One in seven HR decision-makers assess men as more suitable for top positions, and nearly one in five acknowledged hesitancy in hiring women they believed might embark on starting families.
The survey, conducted among personnel managers in England and Wales for the Young Women’s Trust (YWT), deemed the figures a "travesty" and underscored that England and Wales were "living in the dark ages."
In the UK, British Telecom, ITV, and GlaxoSmithKline are all led by female chief executives. Notably, the country boasts more female leaders than the combined total of Germany, France, Italy, Spain, the US, and Japan, said a report by The Guardian.
The results also suggested that younger HR managers were more inclined than their older counterparts to harbour biases against women's ability to handle significant roles.
“It is shocking that HR managers still believe that men are better suited to senior management than women,” said Alesha De-Freitas, the head of policy at the Fawcett Society.
The charity enlisted market researchers to survey 907 human resources sole or joint decision-makers. They were asked to express their agreement or disagreement with the statement, "Men are better suited to senior management jobs than women."
Fifteen per cent agreed, 79% disagreed, and the remainder didn't provide a response.
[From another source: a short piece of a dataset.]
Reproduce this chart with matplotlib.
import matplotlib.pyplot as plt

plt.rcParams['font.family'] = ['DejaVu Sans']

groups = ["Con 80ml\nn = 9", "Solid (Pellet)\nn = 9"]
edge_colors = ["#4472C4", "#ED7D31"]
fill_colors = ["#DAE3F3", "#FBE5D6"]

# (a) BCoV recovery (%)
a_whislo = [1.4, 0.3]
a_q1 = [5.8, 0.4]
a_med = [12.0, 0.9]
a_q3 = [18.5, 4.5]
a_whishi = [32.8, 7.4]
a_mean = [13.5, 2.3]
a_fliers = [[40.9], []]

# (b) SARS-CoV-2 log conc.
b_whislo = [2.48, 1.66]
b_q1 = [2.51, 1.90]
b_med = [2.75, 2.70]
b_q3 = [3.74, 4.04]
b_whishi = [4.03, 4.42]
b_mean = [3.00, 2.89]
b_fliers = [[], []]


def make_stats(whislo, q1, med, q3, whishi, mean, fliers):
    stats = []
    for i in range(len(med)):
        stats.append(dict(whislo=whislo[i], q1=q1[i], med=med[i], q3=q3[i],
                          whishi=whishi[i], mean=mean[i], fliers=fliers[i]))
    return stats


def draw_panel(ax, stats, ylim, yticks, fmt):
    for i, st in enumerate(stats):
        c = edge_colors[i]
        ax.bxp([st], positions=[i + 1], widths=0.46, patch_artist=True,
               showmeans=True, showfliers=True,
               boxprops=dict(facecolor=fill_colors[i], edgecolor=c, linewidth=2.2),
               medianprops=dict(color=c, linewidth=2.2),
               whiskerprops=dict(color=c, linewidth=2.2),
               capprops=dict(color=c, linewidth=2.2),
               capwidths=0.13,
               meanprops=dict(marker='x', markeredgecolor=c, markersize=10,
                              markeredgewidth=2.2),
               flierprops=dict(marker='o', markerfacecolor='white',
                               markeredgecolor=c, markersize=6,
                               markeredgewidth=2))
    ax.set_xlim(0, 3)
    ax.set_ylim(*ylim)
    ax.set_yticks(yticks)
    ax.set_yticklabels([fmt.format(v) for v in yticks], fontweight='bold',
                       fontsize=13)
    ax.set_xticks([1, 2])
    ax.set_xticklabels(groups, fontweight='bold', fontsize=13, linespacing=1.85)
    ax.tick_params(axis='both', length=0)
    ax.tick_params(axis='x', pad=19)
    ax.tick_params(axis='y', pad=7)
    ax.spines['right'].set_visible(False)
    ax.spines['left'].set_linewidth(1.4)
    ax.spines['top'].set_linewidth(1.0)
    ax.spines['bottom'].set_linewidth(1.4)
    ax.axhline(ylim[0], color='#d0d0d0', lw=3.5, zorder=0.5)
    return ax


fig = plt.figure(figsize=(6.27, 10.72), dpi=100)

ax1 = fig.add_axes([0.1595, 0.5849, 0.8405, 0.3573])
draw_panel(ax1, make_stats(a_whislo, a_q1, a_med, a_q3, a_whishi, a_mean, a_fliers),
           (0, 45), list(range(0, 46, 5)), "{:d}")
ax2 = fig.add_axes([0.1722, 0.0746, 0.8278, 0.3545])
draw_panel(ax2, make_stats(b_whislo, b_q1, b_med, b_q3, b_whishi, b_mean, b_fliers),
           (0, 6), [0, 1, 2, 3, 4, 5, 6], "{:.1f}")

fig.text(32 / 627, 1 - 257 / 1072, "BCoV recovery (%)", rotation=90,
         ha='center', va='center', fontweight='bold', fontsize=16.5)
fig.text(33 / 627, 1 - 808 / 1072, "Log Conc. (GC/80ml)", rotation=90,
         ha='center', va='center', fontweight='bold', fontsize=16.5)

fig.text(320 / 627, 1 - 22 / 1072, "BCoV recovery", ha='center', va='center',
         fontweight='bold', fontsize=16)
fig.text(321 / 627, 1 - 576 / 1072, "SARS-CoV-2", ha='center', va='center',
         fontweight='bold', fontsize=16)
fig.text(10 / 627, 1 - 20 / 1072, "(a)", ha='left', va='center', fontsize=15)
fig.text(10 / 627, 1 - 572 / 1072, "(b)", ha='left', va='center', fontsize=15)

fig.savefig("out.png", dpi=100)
In a separate revelation, it was found that almost a third of male managers believe that companies are dedicating excessive efforts to achieve gender balance in the workplace.
This insight, obtained from a regular tracking survey by the Chartered Management Institute (CMI) and shared with The Guardian, suggested ongoing challenges for gender equality in the workplace.
Notably, the CMI estimated last year that for the UK workplace to be representative of the broader working population, an additional 560,000 female managers would be required.